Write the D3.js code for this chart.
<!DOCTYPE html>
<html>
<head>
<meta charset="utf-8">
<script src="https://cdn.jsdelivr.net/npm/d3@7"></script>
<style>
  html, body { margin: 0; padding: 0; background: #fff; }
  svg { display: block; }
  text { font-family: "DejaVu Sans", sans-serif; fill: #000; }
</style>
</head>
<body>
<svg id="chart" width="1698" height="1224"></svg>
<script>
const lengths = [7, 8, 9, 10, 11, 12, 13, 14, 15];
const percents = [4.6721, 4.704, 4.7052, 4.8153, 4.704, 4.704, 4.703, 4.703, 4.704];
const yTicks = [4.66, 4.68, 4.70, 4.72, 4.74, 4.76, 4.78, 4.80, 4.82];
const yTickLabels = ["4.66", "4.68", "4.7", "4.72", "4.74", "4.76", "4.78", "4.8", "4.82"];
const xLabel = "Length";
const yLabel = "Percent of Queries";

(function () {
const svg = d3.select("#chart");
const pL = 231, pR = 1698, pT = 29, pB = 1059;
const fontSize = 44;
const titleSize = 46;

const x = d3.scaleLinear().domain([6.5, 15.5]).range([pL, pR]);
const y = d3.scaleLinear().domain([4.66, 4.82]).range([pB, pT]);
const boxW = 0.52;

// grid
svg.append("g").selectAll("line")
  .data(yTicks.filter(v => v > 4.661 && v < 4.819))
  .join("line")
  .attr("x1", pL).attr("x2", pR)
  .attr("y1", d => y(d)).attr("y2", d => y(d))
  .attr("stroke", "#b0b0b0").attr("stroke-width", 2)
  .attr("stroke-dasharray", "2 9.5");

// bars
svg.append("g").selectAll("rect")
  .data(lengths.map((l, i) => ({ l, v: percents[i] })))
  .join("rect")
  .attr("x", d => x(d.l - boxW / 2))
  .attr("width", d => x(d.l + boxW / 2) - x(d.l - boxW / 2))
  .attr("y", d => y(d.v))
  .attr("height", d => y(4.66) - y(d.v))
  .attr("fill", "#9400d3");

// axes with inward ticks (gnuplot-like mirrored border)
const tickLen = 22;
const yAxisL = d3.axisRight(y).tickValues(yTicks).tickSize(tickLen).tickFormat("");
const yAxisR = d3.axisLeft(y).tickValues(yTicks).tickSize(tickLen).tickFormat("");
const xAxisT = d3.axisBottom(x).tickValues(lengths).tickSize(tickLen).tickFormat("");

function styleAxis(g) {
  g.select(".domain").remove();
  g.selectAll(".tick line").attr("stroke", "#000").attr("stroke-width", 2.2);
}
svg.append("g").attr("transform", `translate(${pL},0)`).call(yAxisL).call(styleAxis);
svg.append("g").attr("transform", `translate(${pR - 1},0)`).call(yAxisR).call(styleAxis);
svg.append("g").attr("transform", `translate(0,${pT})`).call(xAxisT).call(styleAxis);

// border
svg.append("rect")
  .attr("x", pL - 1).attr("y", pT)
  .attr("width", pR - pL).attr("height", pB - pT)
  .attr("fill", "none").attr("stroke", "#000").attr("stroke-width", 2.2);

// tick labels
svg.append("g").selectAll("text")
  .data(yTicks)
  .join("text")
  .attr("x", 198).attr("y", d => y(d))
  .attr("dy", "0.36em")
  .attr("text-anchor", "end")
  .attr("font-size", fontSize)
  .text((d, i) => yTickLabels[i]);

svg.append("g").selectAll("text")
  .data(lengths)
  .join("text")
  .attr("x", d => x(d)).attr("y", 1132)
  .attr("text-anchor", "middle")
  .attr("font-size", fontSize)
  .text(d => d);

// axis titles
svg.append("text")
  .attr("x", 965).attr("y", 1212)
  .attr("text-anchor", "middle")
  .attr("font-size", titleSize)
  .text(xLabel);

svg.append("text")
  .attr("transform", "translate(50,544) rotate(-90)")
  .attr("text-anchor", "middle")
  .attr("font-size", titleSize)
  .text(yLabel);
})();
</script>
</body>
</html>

--

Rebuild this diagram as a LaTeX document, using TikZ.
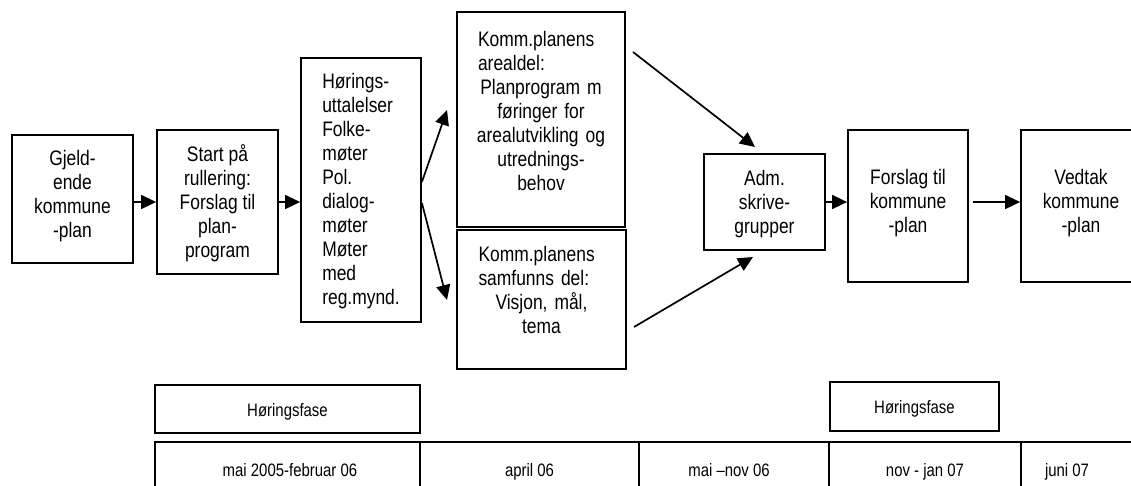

==

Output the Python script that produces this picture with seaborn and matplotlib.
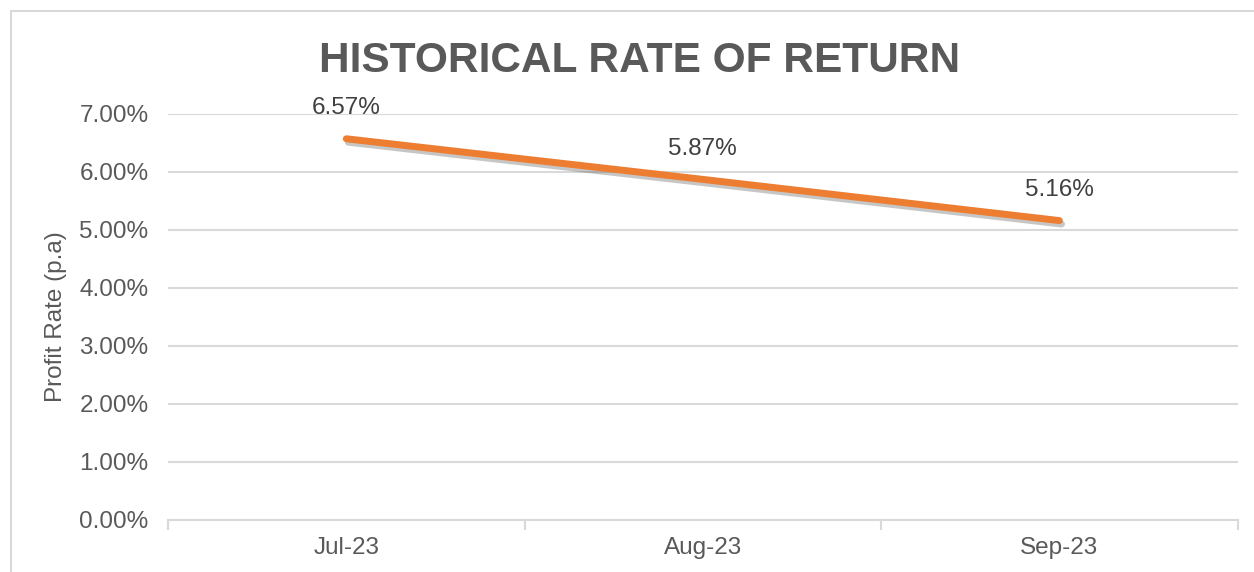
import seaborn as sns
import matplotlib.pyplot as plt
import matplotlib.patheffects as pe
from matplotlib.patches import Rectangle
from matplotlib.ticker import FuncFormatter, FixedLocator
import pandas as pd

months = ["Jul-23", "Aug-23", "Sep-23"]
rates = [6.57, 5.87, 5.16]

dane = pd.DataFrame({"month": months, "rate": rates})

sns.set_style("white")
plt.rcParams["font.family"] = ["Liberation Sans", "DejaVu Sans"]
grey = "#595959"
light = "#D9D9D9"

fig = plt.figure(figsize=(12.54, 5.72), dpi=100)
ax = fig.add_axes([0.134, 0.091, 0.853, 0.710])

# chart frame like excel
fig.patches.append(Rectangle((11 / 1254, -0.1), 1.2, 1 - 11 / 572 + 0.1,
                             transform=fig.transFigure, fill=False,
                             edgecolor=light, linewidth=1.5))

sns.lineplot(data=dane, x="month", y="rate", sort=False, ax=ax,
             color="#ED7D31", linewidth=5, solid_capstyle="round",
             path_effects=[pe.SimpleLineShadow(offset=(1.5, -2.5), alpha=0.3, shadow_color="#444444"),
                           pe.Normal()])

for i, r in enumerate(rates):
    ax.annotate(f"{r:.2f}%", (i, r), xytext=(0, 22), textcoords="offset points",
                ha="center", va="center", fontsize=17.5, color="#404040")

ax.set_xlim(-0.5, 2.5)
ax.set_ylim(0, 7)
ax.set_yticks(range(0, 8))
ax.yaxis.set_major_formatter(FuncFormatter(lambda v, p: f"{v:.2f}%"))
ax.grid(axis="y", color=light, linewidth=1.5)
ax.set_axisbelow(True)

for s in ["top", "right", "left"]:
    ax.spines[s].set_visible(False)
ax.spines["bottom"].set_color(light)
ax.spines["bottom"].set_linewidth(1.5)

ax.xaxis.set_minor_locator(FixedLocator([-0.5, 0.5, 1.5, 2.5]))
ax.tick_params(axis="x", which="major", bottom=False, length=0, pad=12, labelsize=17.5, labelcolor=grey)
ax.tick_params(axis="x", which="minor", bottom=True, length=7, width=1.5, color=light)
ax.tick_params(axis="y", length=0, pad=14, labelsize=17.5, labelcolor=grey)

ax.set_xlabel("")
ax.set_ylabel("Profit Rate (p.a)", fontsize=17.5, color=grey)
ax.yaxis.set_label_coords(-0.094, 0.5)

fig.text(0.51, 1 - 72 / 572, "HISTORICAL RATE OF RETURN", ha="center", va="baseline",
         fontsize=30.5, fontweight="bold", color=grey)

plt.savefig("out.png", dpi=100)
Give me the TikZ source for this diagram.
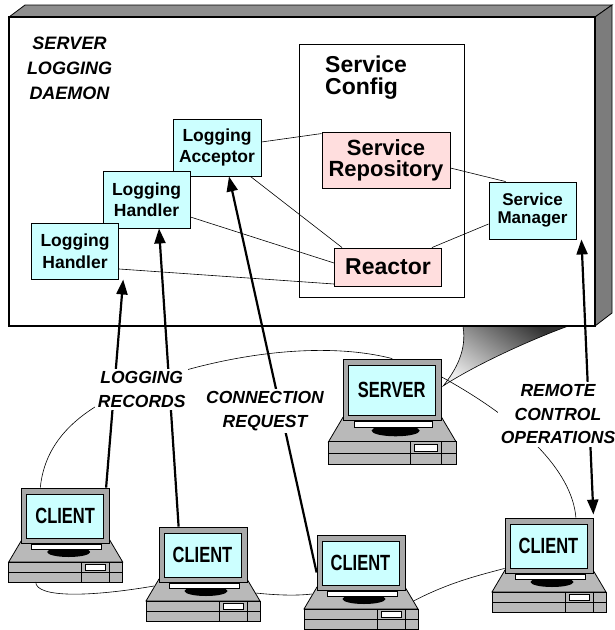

__SHORT TASK__: Which lines hold the word "this"? Return all of them from the records above.

__TASK ANSWER__:
Write the D3.js code for this chart.
Rebuild this diagram as a LaTeX document, using TikZ.
Output the Python script that produces this picture with seaborn and matplotlib.
Give me the TikZ source for this diagram.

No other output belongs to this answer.